Vejo a notícia na TV: acharam alguns fios de cabelos de Beethoven. E cientistas se preparam para uma longa investigação baseada neles. Querem saber se Beethoven teve algumas doenças, se sofreu ou não de sífilis, como se medicou.
Imagino que uma pesquisa desse porte deva custar um bom dinheiro. Vale a pena?
Nada detém a vontade de saber. Pode-se falar de privacidade no caso de Beethoven, morto há tanto tempo? Tanto ele como seus amigos, o universo de sua época, tudo isso é uma sinfonia acabada.
Mas o que dizer dos vivos? Um ministro resolve fazer uma pequena intervenção cirúrgica em ambulatório. Repórteres descobrem e investigam, chegando implacavelmente à causa da intervenção: hemorróidas. Precisava?
A mulher do bicheiro Castor de Andrade resolve denunciar seu ex-amante. Ela divulga listas, vídeos, alguns deles importantes para conhecer as relações entre a polícia e a contravenção. Seguimos a sequência de denúncias com interesse e, de repente, a surpresa. Não havia mais denúncias, mas apenas dados sobre as preferências sexuais de Castor. Qual a importância delas na revelação dos subterrâneos do jogo do bicho?
Deputados e jornalistas entram na Clínica Santa Genoveva, onde morreram quase cem velhinhos. As câmeras apontam para todo lado, apontam gente doente, suja, desesperada.
Um dos deputados, médico, se retira, horrorizado: não se podem fotografar pacientes, exceto com o consentimento deles.
Os casos podem se multiplicar e acontecem num momento delicado, quando algumas forças políticas querem impor uma lei de imprensa que poderia muito bem ser substituída por um conselho das próprias empresas, criando seu código ético. Como a indústria de cinema nos EUA.
Os políticos se referem apenas a notícias erradas. Mas as que foram alinhadas nos exemplos estão absolutamente corretas. O ministro fez mesmo uma pequena operação de hemorróidas, a ex-mulher de Castor relatou, de fato, suas preferências sexuais, os velhinhos foram mostrados sem nenhum retoque.
A vontade de saber esbarra no direito à privacidade, ao direito de esconder da cena pública alguns aspectos da vida, alguns tropeços do corpo. Por que não?

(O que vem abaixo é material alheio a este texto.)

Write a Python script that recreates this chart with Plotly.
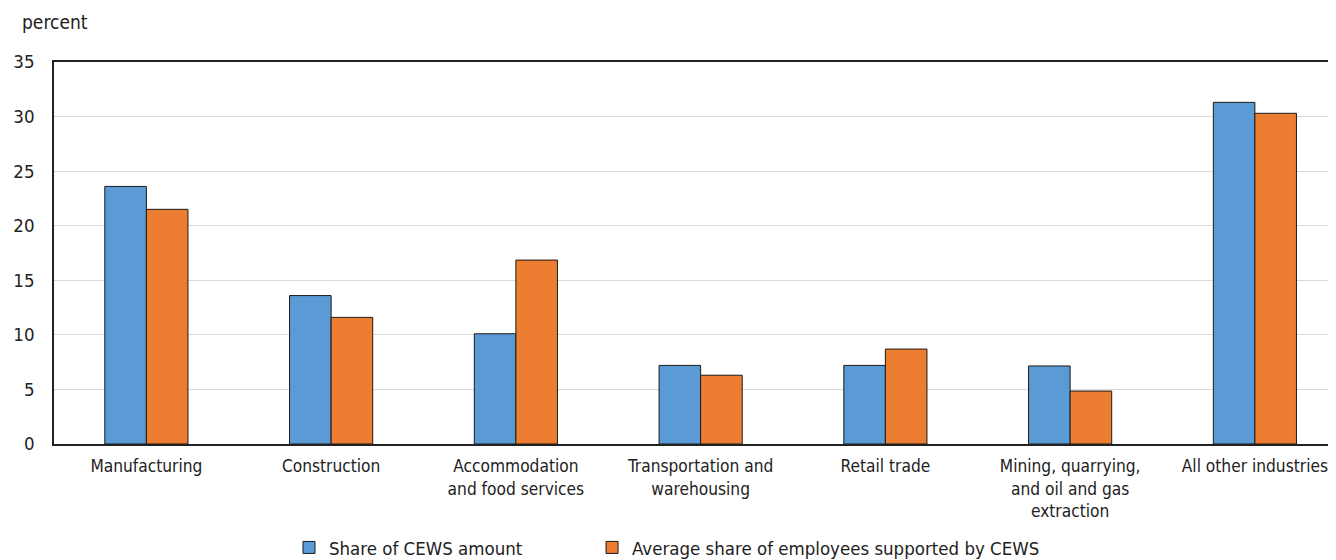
import plotly.graph_objects as go

categories = ["Manufacturing", "Construction", "Accommodation<br>and food services",
              "Transportation and<br>warehousing", "Retail trade",
              "Mining, quarrying,<br>and oil and gas<br>extraction", "All other industries"]
share_cews = [23.6, 13.6, 10.1, 7.2, 7.2, 7.15, 31.3]
share_employees = [21.5, 11.6, 16.85, 6.3, 8.7, 4.85, 30.3]
y_ticks = [0, 5, 10, 15, 20, 25, 30, 35]

FONT = "DejaVu Sans Condensed, Liberation Sans Narrow, sans-serif"
FS = 18.5

fig = go.Figure()
fig.add_trace(go.Bar(x=categories, y=share_cews, name="Share of CEWS amount", legend="legend",
                     marker=dict(color="#5B9BD5", line=dict(color="#1a1a1a", width=1))))
fig.add_trace(go.Bar(x=categories, y=share_employees, name="Average share of employees supported by CEWS",
                     legend="legend2",
                     marker=dict(color="#ED7D31", line=dict(color="#1a1a1a", width=1))))

fig.update_layout(
    width=1328, height=552,
    margin=dict(l=46, r=0, t=54, b=116, autoexpand=False),
    plot_bgcolor="white", paper_bgcolor="white",
    barmode="group", bargap=0.55, bargroupgap=0,
    font=dict(family=FONT, size=FS, color="#222222"),
    showlegend=True,
    legend=dict(orientation="h", x=0.1833, xanchor="left", y=-0.272, yanchor="middle",
                font=dict(size=FS), itemwidth=30, bgcolor="rgba(0,0,0,0)"),
    legend2=dict(orientation="h", x=0.4197, xanchor="left", y=-0.272, yanchor="middle",
                 font=dict(size=FS), itemwidth=30, bgcolor="rgba(0,0,0,0)"),
    xaxis=dict(showline=True, linecolor="#222222", linewidth=1.5, mirror=True,
               ticks="", tickfont=dict(size=17.2), range=[-0.5, 6.439],
               ticklabelstandoff=6),
    yaxis=dict(range=[0, 35], tickvals=y_ticks, showgrid=True, gridcolor="#d9d9d9",
               showline=True, linecolor="#222222", linewidth=1.5, mirror=False,
               ticks="", ticklabelstandoff=14, zeroline=False, tickfont=dict(size=FS)),
    annotations=[dict(text="percent", xref="paper", yref="paper", x=-0.0265, y=1.1047,
                      xanchor="left", yanchor="middle", showarrow=False,
                      font=dict(size=19, color="#222222"))],
)

fig.write_html("out.html")
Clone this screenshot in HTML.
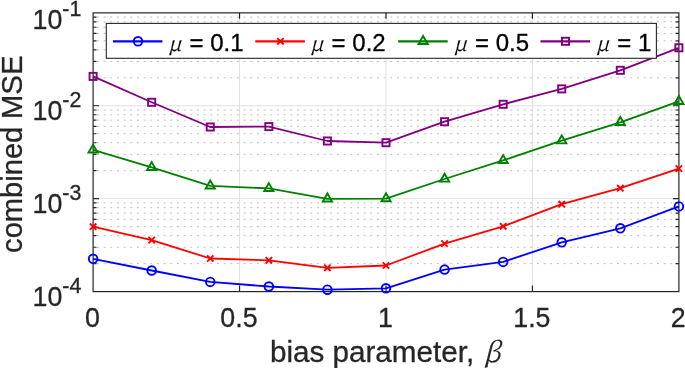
<!DOCTYPE html>
<html lang="en"><head><meta charset="utf-8"><title>combined MSE vs bias parameter</title>
<style>html,body{margin:0;padding:0;background:#fff;overflow:hidden}svg{display:block}text{font-family:"Liberation Sans",sans-serif;fill:#262626;stroke:#262626;stroke-width:.3px}.lg{fill:#000;stroke:#000}.m{font-family:"Noto Serif CJK SC","Liberation Serif",serif;font-style:italic;stroke-width:.15px}</style></head><body>
<svg width="685" height="368" viewBox="0 0 685 368">
<rect width="685" height="368" fill="#fff"/>
<path d="M93.10 263.63H678.90M93.10 247.27H678.90M93.10 235.66H678.90M93.10 226.65H678.90M93.10 219.30H678.90M93.10 213.08H678.90M93.10 207.69H678.90M93.10 202.93H678.90M93.10 170.71H678.90M93.10 154.35H678.90M93.10 142.74H678.90M93.10 133.74H678.90M93.10 126.38H678.90M93.10 120.16H678.90M93.10 114.77H678.90M93.10 110.02H678.90M93.10 77.80H678.90M93.10 61.43H678.90M93.10 49.83H678.90M93.10 40.82H678.90M93.10 33.46H678.90M93.10 27.24H678.90M93.10 21.85H678.90M93.10 17.10H678.90" stroke="#bebebe" stroke-width="1" stroke-dasharray="2 4.667" stroke-dashoffset="-3.83" fill="none"/>
<path d="M93.10 198.68H678.90M93.10 105.77H678.90M239.55 12.85V291.60M386.00 12.85V291.60M532.45 12.85V291.60" stroke="#e1e1e1" stroke-width="1" fill="none"/>
<path d="M239.55 291.60v-6.0M239.55 12.85v6.0M386.00 291.60v-6.0M386.00 12.85v6.0M532.45 291.60v-6.0M532.45 12.85v6.0M93.10 263.63h3.4M678.90 263.63h-3.4M93.10 247.27h3.4M678.90 247.27h-3.4M93.10 235.66h3.4M678.90 235.66h-3.4M93.10 226.65h3.4M678.90 226.65h-3.4M93.10 219.30h3.4M678.90 219.30h-3.4M93.10 213.08h3.4M678.90 213.08h-3.4M93.10 207.69h3.4M678.90 207.69h-3.4M93.10 202.93h3.4M678.90 202.93h-3.4M93.10 198.68h6.0M678.90 198.68h-6.0M93.10 170.71h3.4M678.90 170.71h-3.4M93.10 154.35h3.4M678.90 154.35h-3.4M93.10 142.74h3.4M678.90 142.74h-3.4M93.10 133.74h3.4M678.90 133.74h-3.4M93.10 126.38h3.4M678.90 126.38h-3.4M93.10 120.16h3.4M678.90 120.16h-3.4M93.10 114.77h3.4M678.90 114.77h-3.4M93.10 110.02h3.4M678.90 110.02h-3.4M93.10 105.77h6.0M678.90 105.77h-6.0M93.10 77.80h3.4M678.90 77.80h-3.4M93.10 61.43h3.4M678.90 61.43h-3.4M93.10 49.83h3.4M678.90 49.83h-3.4M93.10 40.82h3.4M678.90 40.82h-3.4M93.10 33.46h3.4M678.90 33.46h-3.4M93.10 27.24h3.4M678.90 27.24h-3.4M93.10 21.85h3.4M678.90 21.85h-3.4M93.10 17.10h3.4M678.90 17.10h-3.4" stroke="#262626" stroke-width="1.2" fill="none"/>
<rect x="93.10" y="12.85" width="585.80" height="278.75" fill="none" stroke="#262626" stroke-width="1.2"/>
<polyline points="93.10,258.80 151.68,270.50 210.26,281.90 268.84,286.50 327.42,289.70 386.00,288.30 444.58,269.60 503.16,261.90 561.74,242.30 620.32,228.30 678.90,206.40" fill="none" stroke="#0000ff" stroke-width="1.8" stroke-linejoin="round"/>
<circle cx="93.10" cy="258.80" r="4.3" fill="none" stroke="#0000ff" stroke-width="1.9"/>
<circle cx="151.68" cy="270.50" r="4.3" fill="none" stroke="#0000ff" stroke-width="1.9"/>
<circle cx="210.26" cy="281.90" r="4.3" fill="none" stroke="#0000ff" stroke-width="1.9"/>
<circle cx="268.84" cy="286.50" r="4.3" fill="none" stroke="#0000ff" stroke-width="1.9"/>
<circle cx="327.42" cy="289.70" r="4.3" fill="none" stroke="#0000ff" stroke-width="1.9"/>
<circle cx="386.00" cy="288.30" r="4.3" fill="none" stroke="#0000ff" stroke-width="1.9"/>
<circle cx="444.58" cy="269.60" r="4.3" fill="none" stroke="#0000ff" stroke-width="1.9"/>
<circle cx="503.16" cy="261.90" r="4.3" fill="none" stroke="#0000ff" stroke-width="1.9"/>
<circle cx="561.74" cy="242.30" r="4.3" fill="none" stroke="#0000ff" stroke-width="1.9"/>
<circle cx="620.32" cy="228.30" r="4.3" fill="none" stroke="#0000ff" stroke-width="1.9"/>
<circle cx="678.90" cy="206.40" r="4.3" fill="none" stroke="#0000ff" stroke-width="1.9"/>
<polyline points="93.10,226.70 151.68,240.10 210.26,258.50 268.84,260.30 327.42,267.80 386.00,265.50 444.58,243.60 503.16,226.30 561.74,204.20 620.32,188.20 678.90,168.60" fill="none" stroke="#ff0000" stroke-width="1.8" stroke-linejoin="round"/>
<path d="M89.90 223.50L96.30 229.90M89.90 229.90L96.30 223.50" fill="none" stroke="#ff0000" stroke-width="1.9"/>
<path d="M148.48 236.90L154.88 243.30M148.48 243.30L154.88 236.90" fill="none" stroke="#ff0000" stroke-width="1.9"/>
<path d="M207.06 255.30L213.46 261.70M207.06 261.70L213.46 255.30" fill="none" stroke="#ff0000" stroke-width="1.9"/>
<path d="M265.64 257.10L272.04 263.50M265.64 263.50L272.04 257.10" fill="none" stroke="#ff0000" stroke-width="1.9"/>
<path d="M324.22 264.60L330.62 271.00M324.22 271.00L330.62 264.60" fill="none" stroke="#ff0000" stroke-width="1.9"/>
<path d="M382.80 262.30L389.20 268.70M382.80 268.70L389.20 262.30" fill="none" stroke="#ff0000" stroke-width="1.9"/>
<path d="M441.38 240.40L447.78 246.80M441.38 246.80L447.78 240.40" fill="none" stroke="#ff0000" stroke-width="1.9"/>
<path d="M499.96 223.10L506.36 229.50M499.96 229.50L506.36 223.10" fill="none" stroke="#ff0000" stroke-width="1.9"/>
<path d="M558.54 201.00L564.94 207.40M558.54 207.40L564.94 201.00" fill="none" stroke="#ff0000" stroke-width="1.9"/>
<path d="M617.12 185.00L623.52 191.40M617.12 191.40L623.52 185.00" fill="none" stroke="#ff0000" stroke-width="1.9"/>
<path d="M675.70 165.40L682.10 171.80M675.70 171.80L682.10 165.40" fill="none" stroke="#ff0000" stroke-width="1.9"/>
<polyline points="93.10,149.90 151.68,167.40 210.26,185.80 268.84,188.40 327.42,198.80 386.00,198.60 444.58,179.00 503.16,160.40 561.74,140.70 620.32,122.30 678.90,101.30" fill="none" stroke="#008000" stroke-width="1.8" stroke-linejoin="round"/>
<path d="M93.10 144.60L97.69 152.55L88.51 152.55Z" fill="none" stroke="#008000" stroke-width="1.9" stroke-linejoin="miter"/>
<path d="M151.68 162.10L156.27 170.05L147.09 170.05Z" fill="none" stroke="#008000" stroke-width="1.9" stroke-linejoin="miter"/>
<path d="M210.26 180.50L214.85 188.45L205.67 188.45Z" fill="none" stroke="#008000" stroke-width="1.9" stroke-linejoin="miter"/>
<path d="M268.84 183.10L273.43 191.05L264.25 191.05Z" fill="none" stroke="#008000" stroke-width="1.9" stroke-linejoin="miter"/>
<path d="M327.42 193.50L332.01 201.45L322.83 201.45Z" fill="none" stroke="#008000" stroke-width="1.9" stroke-linejoin="miter"/>
<path d="M386.00 193.30L390.59 201.25L381.41 201.25Z" fill="none" stroke="#008000" stroke-width="1.9" stroke-linejoin="miter"/>
<path d="M444.58 173.70L449.17 181.65L439.99 181.65Z" fill="none" stroke="#008000" stroke-width="1.9" stroke-linejoin="miter"/>
<path d="M503.16 155.10L507.75 163.05L498.57 163.05Z" fill="none" stroke="#008000" stroke-width="1.9" stroke-linejoin="miter"/>
<path d="M561.74 135.40L566.33 143.35L557.15 143.35Z" fill="none" stroke="#008000" stroke-width="1.9" stroke-linejoin="miter"/>
<path d="M620.32 117.00L624.91 124.95L615.73 124.95Z" fill="none" stroke="#008000" stroke-width="1.9" stroke-linejoin="miter"/>
<path d="M678.90 96.00L683.49 103.95L674.31 103.95Z" fill="none" stroke="#008000" stroke-width="1.9" stroke-linejoin="miter"/>
<polyline points="93.10,76.40 151.68,102.30 210.26,127.00 268.84,126.60 327.42,141.00 386.00,142.70 444.58,121.70 503.16,104.30 561.74,88.90 620.32,70.30 678.90,47.80" fill="none" stroke="#800080" stroke-width="1.8" stroke-linejoin="round"/>
<rect x="89.55" y="72.85" width="7.10" height="7.10" fill="none" stroke="#800080" stroke-width="1.9"/>
<rect x="148.13" y="98.75" width="7.10" height="7.10" fill="none" stroke="#800080" stroke-width="1.9"/>
<rect x="206.71" y="123.45" width="7.10" height="7.10" fill="none" stroke="#800080" stroke-width="1.9"/>
<rect x="265.29" y="123.05" width="7.10" height="7.10" fill="none" stroke="#800080" stroke-width="1.9"/>
<rect x="323.87" y="137.45" width="7.10" height="7.10" fill="none" stroke="#800080" stroke-width="1.9"/>
<rect x="382.45" y="139.15" width="7.10" height="7.10" fill="none" stroke="#800080" stroke-width="1.9"/>
<rect x="441.03" y="118.15" width="7.10" height="7.10" fill="none" stroke="#800080" stroke-width="1.9"/>
<rect x="499.61" y="100.75" width="7.10" height="7.10" fill="none" stroke="#800080" stroke-width="1.9"/>
<rect x="558.19" y="85.35" width="7.10" height="7.10" fill="none" stroke="#800080" stroke-width="1.9"/>
<rect x="616.77" y="66.75" width="7.10" height="7.10" fill="none" stroke="#800080" stroke-width="1.9"/>
<rect x="675.35" y="44.25" width="7.10" height="7.10" fill="none" stroke="#800080" stroke-width="1.9"/>
<rect x="106.3" y="23.4" width="550.10" height="34.90" fill="#fff" stroke="#262626" stroke-width="1.1"/>
<path d="M113.0 41.3H162.4" stroke="#0000ff" stroke-width="2.2" fill="none"/>
<circle cx="138.00" cy="41.30" r="4.3" fill="none" stroke="#0000ff" stroke-width="1.9"/>
<text x="168.2" y="50.7" font-size="24" class="lg"><tspan class="m" font-size="20.5">μ</tspan><tspan dx="1.8"> = 0.1</tspan></text>
<path d="M255.3 41.3H304.9" stroke="#ff0000" stroke-width="2.2" fill="none"/>
<path d="M277.25 38.10L283.65 44.50M277.25 44.50L283.65 38.10" fill="none" stroke="#ff0000" stroke-width="1.9"/>
<text x="310.3" y="50.7" font-size="24" class="lg"><tspan class="m" font-size="20.5">μ</tspan><tspan dx="1.8"> = 0.2</tspan></text>
<path d="M398.1 41.3H447.7" stroke="#008000" stroke-width="2.2" fill="none"/>
<path d="M423.10 36.00L427.69 43.95L418.51 43.95Z" fill="none" stroke="#008000" stroke-width="1.9" stroke-linejoin="miter"/>
<text x="453.7" y="50.7" font-size="24" class="lg"><tspan class="m" font-size="20.5">μ</tspan><tspan dx="1.8"> = 0.5</tspan></text>
<path d="M540.5 41.3H590.1" stroke="#800080" stroke-width="2.2" fill="none"/>
<rect x="561.95" y="37.75" width="7.10" height="7.10" fill="none" stroke="#800080" stroke-width="1.9"/>
<text x="596.0" y="50.7" font-size="24" class="lg"><tspan class="m" font-size="20.5">μ</tspan><tspan dx="1.8"> = 1</tspan></text>
<text transform="translate(92.50,327.35) scale(1,1.045)" font-size="26.8" text-anchor="middle">0</text>
<text transform="translate(238.95,327.35) scale(1,1.045)" font-size="26.8" text-anchor="middle">0.5</text>
<text transform="translate(385.40,327.35) scale(1,1.045)" font-size="26.8" text-anchor="middle">1</text>
<text transform="translate(531.85,327.35) scale(1,1.045)" font-size="26.8" text-anchor="middle">1.5</text>
<text transform="translate(678.30,327.35) scale(1,1.045)" font-size="26.8" text-anchor="middle">2</text>
<text transform="translate(32.5,28.65) scale(1,1.04)" font-size="26.8">10<tspan font-size="21.4" dy="-12.6">-1</tspan></text>
<text transform="translate(32.5,120.45) scale(1,1.04)" font-size="26.8">10<tspan font-size="21.4" dy="-12.6">-2</tspan></text>
<text transform="translate(32.5,213.35) scale(1,1.04)" font-size="26.8">10<tspan font-size="21.4" dy="-12.6">-3</tspan></text>
<text transform="translate(32.5,306.25) scale(1,1.04)" font-size="26.8">10<tspan font-size="21.4" dy="-12.6">-4</tspan></text>
<text x="269.9" y="361.8" font-size="29.65">bias parameter, <tspan class="m" font-size="27.5" dx="1">β</tspan></text>
<text transform="translate(22.3,252.9) rotate(-90)" font-size="29.1">combined <tspan x="133.54" font-size="29.6">MSE</tspan></text>
</svg></body></html>
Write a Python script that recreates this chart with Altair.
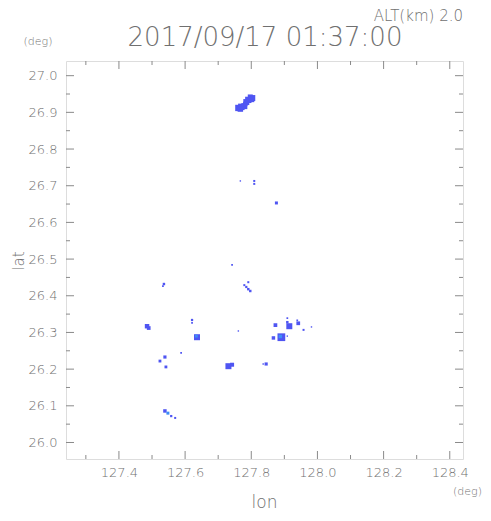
import altair as alt
import pandas as pd

# ---- data (radar echoes at ALT 2.0 km) ----
echo_lon = [127.791, 127.803, 127.797, 127.785, 127.800,
            127.761, 127.770, 127.779, 127.767, 127.782,
            127.767, 127.809, 127.809, 127.876, 127.742,
            127.536, 127.533,
            127.791, 127.779, 127.785, 127.791, 127.797,
            127.485, 127.490,
            127.621, 127.621,
            127.636, 127.634,
            127.761, 127.588,
            127.539, 127.524, 127.542,
            127.731, 127.742,
            127.845, 127.836,
            127.539, 127.548, 127.558, 127.570,
            127.873, 127.867, 127.891, 127.888, 127.909,
            127.915, 127.909, 127.909, 127.942, 127.939,
            127.958, 127.982]
echo_lat = [26.934, 26.939, 26.942, 26.928, 26.936,
            26.912, 26.915, 26.917, 26.909, 26.923,
            26.713, 26.713, 26.705, 26.653, 26.484,
            26.432, 26.426,
            26.437, 26.429, 26.424, 26.418, 26.413,
            26.317, 26.312,
            26.334, 26.326,
            26.287, 26.290,
            26.304, 26.244,
            26.233, 26.222, 26.206,
            26.208, 26.212,
            26.214, 26.214,
            26.086, 26.080, 26.072, 26.067,
            26.320, 26.285, 26.287, 26.289, 26.290,
            26.317, 26.328, 26.339, 26.325, 26.333,
            26.307, 26.315]
echo_size = [40, 36, 25, 36, 36,
             40, 42, 36, 30, 20,
             2, 4, 4, 9, 3,
             6, 3,
             4, 4, 5, 6, 6,
             20, 14,
             5, 3,
             36, 8,
             2, 3,
             10, 8, 8,
             36, 16,
             10, 2,
             12, 9, 5, 4,
             14, 12, 60, 12, 2,
             36, 6, 3, 14, 3,
             4, 2]
echo_tone = (["main"] * 27 + ["light"] + ["main"] * 10 + ["light"]
             + ["main"] * 5 + ["light"] + ["main"] * 8)

lon_domain = [127.24, 128.44]
lat_domain = [25.955, 27.04]
lon_labels = [127.4, 127.6, 127.8, 128.0, 128.2, 128.4]
lon_minor = [127.3, 127.5, 127.7, 127.9, 128.1, 128.3]
lat_labels = [26.0, 26.1, 26.2, 26.3, 26.4, 26.5, 26.6, 26.7, 26.8, 26.9, 27.0]
lat_minor = [26.05, 26.15, 26.25, 26.35, 26.45, 26.55, 26.65, 26.75, 26.85, 26.95]

title_text = "2017/09/17 01:37:00"
alt_text = "ALT(km) 2.0"

W, H = 397, 398
GRAY = "#8a8a8a"
TXT = "#707070"
FONT = "DejaVu Sans"
WEIGHT = 200

df = pd.DataFrame({"lon": echo_lon, "lat": echo_lat, "size": echo_size, "tone": echo_tone})

xs = alt.Scale(domain=lon_domain, nice=False, zero=False)
ys = alt.Scale(domain=lat_domain, nice=False, zero=False)

x_axis = alt.Axis(values=lon_labels, format=".1f", ticks=False, tickSize=0, domain=False,
                  grid=False, labelPadding=7, labelFontSize=13, labelColor=TXT,
                  labelFont=FONT, labelFontWeight=WEIGHT, labelOverlap=False,
                  labelFlush=False, title=None)
y_axis = alt.Axis(values=lat_labels, format=".1f", ticks=False, tickSize=0, domain=False,
                  grid=False, labelPadding=9, labelFontSize=13, labelColor=TXT,
                  labelFont=FONT, labelFontWeight=WEIGHT, labelOverlap=False,
                  labelFlush=False, title=None)

echoes = alt.Chart(df).mark_square(opacity=1, strokeWidth=0).encode(
    x=alt.X("lon:Q", scale=xs, axis=x_axis),
    y=alt.Y("lat:Q", scale=ys, axis=y_axis),
    size=alt.Size("size:Q", scale=None, legend=None),
    color=alt.Color("tone:N", scale=alt.Scale(domain=["main", "light"], range=["#4f55f2", "#3d8df7"]), legend=None),
)

def xticks(vals, length):
    d = pd.DataFrame({"lon": vals})
    bot = alt.Chart(d).mark_rule(color=GRAY, strokeWidth=1).encode(
        x=alt.X("lon:Q", scale=xs, axis=x_axis), y=alt.value(H), y2=alt.value(H - length))
    top = alt.Chart(d).mark_rule(color=GRAY, strokeWidth=1).encode(
        x=alt.X("lon:Q", scale=xs, axis=x_axis), y=alt.value(0), y2=alt.value(length))
    return [bot, top]

def yticks(vals, length):
    d = pd.DataFrame({"lat": vals})
    left = alt.Chart(d).mark_rule(color=GRAY, strokeWidth=1).encode(
        y=alt.Y("lat:Q", scale=ys, axis=y_axis), x=alt.value(0), x2=alt.value(length))
    right = alt.Chart(d).mark_rule(color=GRAY, strokeWidth=1).encode(
        y=alt.Y("lat:Q", scale=ys, axis=y_axis), x=alt.value(W), x2=alt.value(W - length))
    return [left, right]

def label(text, x, y, size, align="center", angle=0, baseline="middle"):
    return alt.Chart(pd.DataFrame({"t": [text]})).mark_text(
        font=FONT, fontSize=size, fontWeight=WEIGHT, color=TXT, align=align,
        baseline=baseline, angle=angle
    ).encode(text="t:N", x=alt.value(x), y=alt.value(y))

layers = [echoes]
layers += xticks(lon_labels, 8) + xticks(lon_minor, 4)
layers += yticks(lat_labels, 8) + yticks(lat_minor, 4)
layers += [
    label(title_text, W / 2 + 0.5, -23, 26),
    label(alt_text, W, -52, 15, align="right", baseline="top"),
    label("(deg)", -28, -19, 11),
    label("(deg)", W + 19, H + 33, 11, align="right"),
    label("lon", W / 2, H + 53, 17, baseline="bottom"),
    label("lat", -42, 200, 15, angle=270, baseline="alphabetic"),
]

chart = alt.layer(*layers).properties(
    width=W, height=H,
    autosize=alt.AutoSizeParams(type="none"),
    padding={"left": 58, "top": 53, "right": 20, "bottom": 54},
).configure_view(stroke=GRAY, strokeWidth=1).configure(background="white")

chart.save("out.html", embed_options={"renderer": "svg", "actions": False})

A vontade de saber se legitima na necessidade democrática de tudo informar. Mas onde estão os limites, onde demarcar essa fronteira sutil? Cada pessoa sabe o que não mostrar.
É, também, uma negociação singular com a mídia: aqui está a linha que divide a luz da escuridão, por favor, não ultrapassem. Mas é preciso também uma negociação geral, regras válidas para todos. Dizer isso pode até atrair uma reação negativa. Mas só vivendo o outro lado da notícia para saber que notícia também fere, tem um enorme poder de dilacerar.
Isso tudo transcende à imprensa. Há mais gente com sede de saber. Burocratas estatais querem uma identidade com idade, nome dos pais. Empresas investigam tudo sobre nossa saúde financeira, todos sabem, todos saúdam o dia de nosso aniversário. Malas diretas trocam de mãos, como qualquer mercadoria.
Estamos chegando a uma encruzilhada que talvez possa ser descrita assim: reconhecer a dignidade de uma folha de parreira, sem esquecer a de um corpo nu.
Nas mil e uma transações entre pessoas e imagens, o fim de século pode ser mais que um espetáculo de striptease, mas pode marcar também um grande respeito pela subjetividade humana, a reforma que garanta a todos um minifúndio de segredos individuais, o merecido espaço interior.